Let me illustrate some of these points. As mentioned in 2), if I parse

#int0 = #llvm.di_basic_type<
  tag = DW_TAG_base_type, name = "int"
>
#comp1 = #llvm.di_composite_type_mut<
  id = 0, name = "test1", elements = #int0
>

it re-prints as

#int = #llvm.di_basic_type<
 tag = DW_TAG_base_type, name = "int"
>

#comp = #llvm.di_composite_type_mut<
  id = 0, name = "test1", 
  elements = #llvm.di_basic_type<tag = DW_TAG_base_type, name = "int0">
>

with the integer type being printed twice (since it is used in another place in the file). This may be a shortcoming of my implementation since I do not yet implement SubElementAttrInterface. Or, it could be a limitation of the AsmPrinter (llvm-project/AsmPrinter.cpp at d94b069a89ec6c54030540c031a1032845bdbac0 · llvm/llvm-project · GitHub)?

The printing gets more complex if the attribute has self references (point 3)).

#comp = #llvm.di_composite_type_mut<
  id = 0, name = "test0",
  elements = #llvm.di_composite_type_mut<id = 0, name = "test1">
>

The custom print method here needs to detect the type is printed recursively and drop the mutable parts when printing the inner instance of the type. I think it would be much nicer if the alias could be printed instead.

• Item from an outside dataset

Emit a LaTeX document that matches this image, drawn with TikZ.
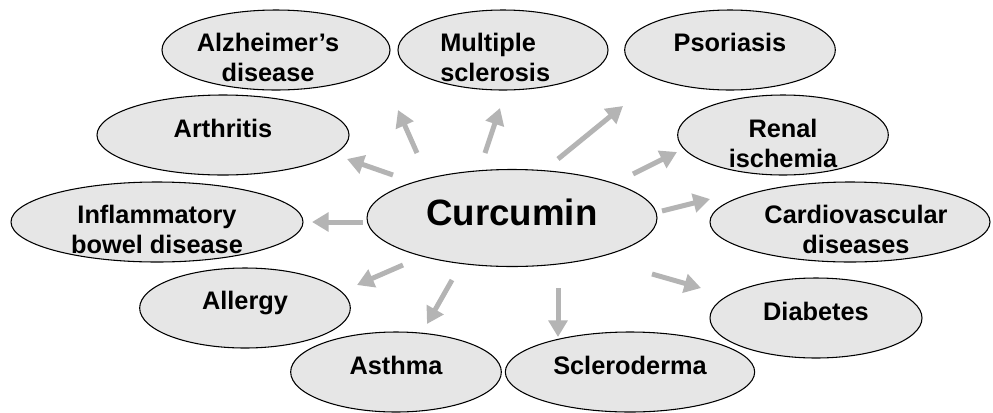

#comp = #llvm.di_composite_type_mut<
  id = 0, name = "test0",
  elements = #comp
>

It can also happen that the alias is unknown if two composite types mutually reference each other. I thus believe the solution of LLVMStructType with a unique identifer StringAttr is the best solution for the problem (c.f. llvm-project/llvmir-types.mlir at 87e345b1bdb76867cc6e9ae59b6dd2633a480d38 · llvm/llvm-project · GitHub) and working with aliases only cannot work.

Admittedly, points 2) and 3) are cosmetic problems and not actual implementation problems.